Stan Lee’s latest how-to book is Stan Lee’s How to Draw Comics.  Co-written with David CampitiStan Lee’s How to Draw Comics is essentially an update of How to Draw Comics the Marvel Way, but with less emphasis on “the Marvel Way.”  In his introduction, Stan writes that it was time for a new book, one with “a cornucopia of cutting-edge, techno-savvy instructions.”

I have a copy of How to Draw Comics the Marvel Way, one through which I’ve thumbed countless times, and the difference between the 1978 book and this one is jarring.  Stan Lee’s How to Draw Comics is, for one thing, bigger, and there is much information on digital lettering and computer coloring.  How to Draw Comics the Marvel Way is essentially analog, but obviously that’s because computers weren’t being used to produce comic book art and graphics when it was written.  Campiti’s hand is all over the sections on computers and digital processes to create comics because he runs Glasshouse Graphics, a company that provides everything from story and art to pre-press and custom publishing for comic book publishers and other clients.
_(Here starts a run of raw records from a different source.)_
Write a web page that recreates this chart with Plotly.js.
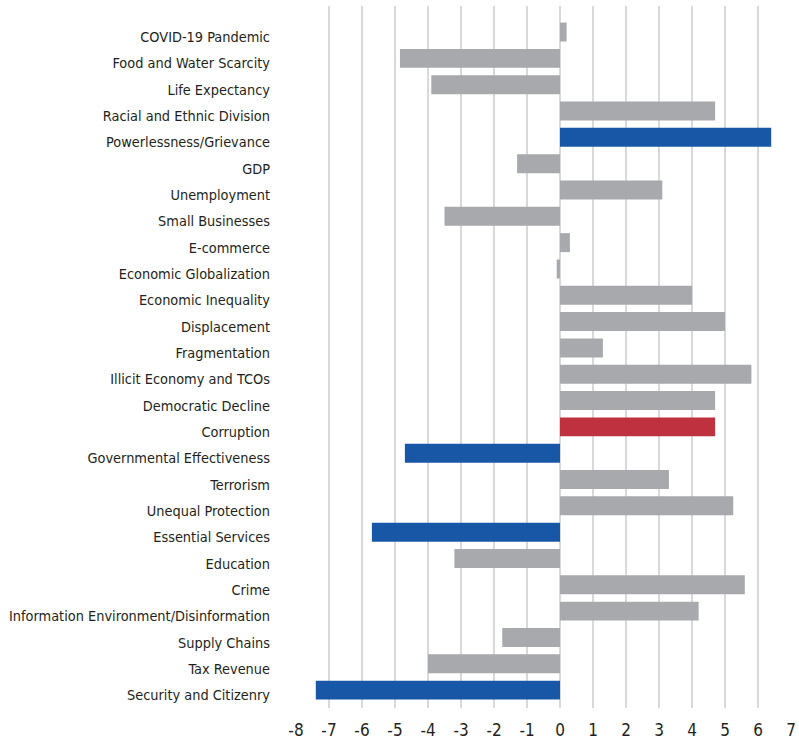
<!DOCTYPE html>
<html>
<head>
<meta charset="utf-8">
<script src="https://cdn.plot.ly/plotly-3.0.1.min.js"></script>
<style>html,body{margin:0;padding:0;background:#fff;}#chart{width:799px;height:741px;}</style>
</head>
<body>
<div id="chart"></div>
<script>
const categories = [
  "COVID-19 Pandemic","Food and Water Scarcity","Life Expectancy","Racial and Ethnic Division",
  "Powerlessness/Grievance","GDP","Unemployment","Small Businesses","E-commerce",
  "Economic Globalization","Economic Inequality","Displacement","Fragmentation",
  "Illicit Economy and TCOs","Democratic Decline","Corruption","Governmental Effectiveness",
  "Terrorism","Unequal Protection","Essential Services","Education","Crime",
  "Information Environment/Disinformation","Supply Chains","Tax Revenue","Security and Citizenry"
];
const values = [
  0.2, -4.85, -3.9, 4.7,
  6.4, -1.3, 3.1, -3.5, 0.3,
  -0.1, 4.0, 5.0, 1.3,
  5.8, 4.7, 4.7, -4.7,
  3.3, 5.25, -5.7, -3.2, 5.6,
  4.2, -1.75, -4.0, -7.4
];
const highlight = {
  "Powerlessness/Grievance": "#1857a6",
  "Governmental Effectiveness": "#1857a6",
  "Essential Services": "#1857a6",
  "Security and Citizenry": "#1857a6",
  "Corruption": "#bf313f"
};
const xTicks = [-8,-7,-6,-5,-4,-3,-2,-1,0,1,2,3,4,5,6,7];
const colors = categories.map(c => highlight[c] || "#a8a9ad");

const font = "'Liberation Sans Narrow', 'DejaVu Sans Condensed', Arial, sans-serif";

Plotly.newPlot("chart", [{
  type: "bar",
  orientation: "h",
  y: categories,
  x: values,
  marker: {color: colors, line: {width: 0}},
  hoverinfo: "x+y"
}], {
  width: 799, height: 741,
  margin: {l: 295, r: 7, t: 6, b: 33},
  paper_bgcolor: "#fff", plot_bgcolor: "#fff",
  bargap: 0.28,
  showlegend: false,
  font: {family: font, size: 14.4, color: "#231f20"},
  xaxis: {
    range: [-8.03, 7.03],
    tickvals: xTicks,
    ticktext: xTicks.map(String),
    showgrid: true, gridcolor: "#d9d9d9", gridwidth: 2,
    zeroline: false, showline: false, ticks: "",
    ticklabelstandoff: 10,
    tickfont: {family: font, size: 17, color: "#231f20"}
  },
  yaxis: {
    type: "category",
    range: [25.68, -0.99],
    showgrid: false, zeroline: false, showline: false, ticks: "",
    ticklabelstandoff: 24,
    ticklabelshift: -5,
    tickfont: {family: font, size: 14.4, color: "#231f20"}
  }
}, {displayModeBar: false, staticPlot: true});
</script>
</body>
</html>
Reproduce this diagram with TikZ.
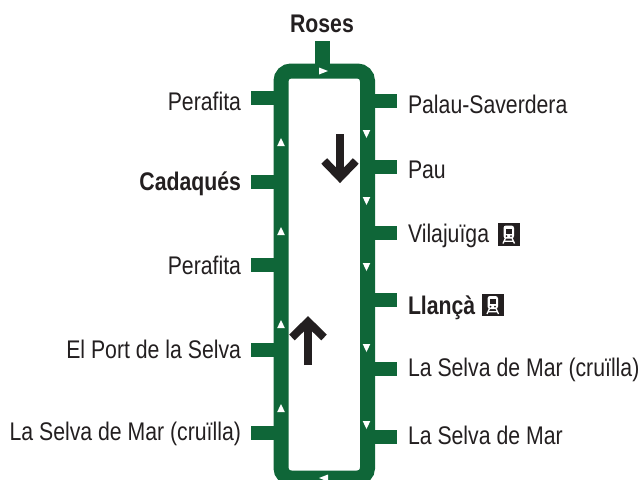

Stan Lee’s How to Draw Comics provides a broad overview of creating visuals for comic books.  There are sections on penciling, inking and coloring; lettering and word balloons.  Readers can learn about creating costumes; what makes great action; perspective and foreshortening; page and panel layout; and how to create visually appealing covers.  There is information on digital advances, creating a portfolio, and getting work in the industry.

Not to dismiss the earlier book, Stan Lee’s How to Write Comics, but Stan Lee’s How to Draw Comics is a complete book offering both theory and procedure.  A budding comic book creator can get tips on penciling, inking, coloring, and lettering a comic book using both new and traditional methods, and he or she can examine numerous black and white diagrams that illustrate the basics of creating comic book graphics.  Stan Lee’s How to Draw Comics is a text book because it explains the why’s and how’s, often using the advise and expertise of industry professionals.  There is even a section on using Google Sketchup to create skyscrapers, buildings, and other exterior landscapes.

There is apparently a limited edition of Stan Lee’s How to Draw Comics.  I don’t know whether or not it’s a hardcover, but this paperback edition is the one to get if you have an eye on becoming a professional comic book artist.  The paperback is made to be handled a lot.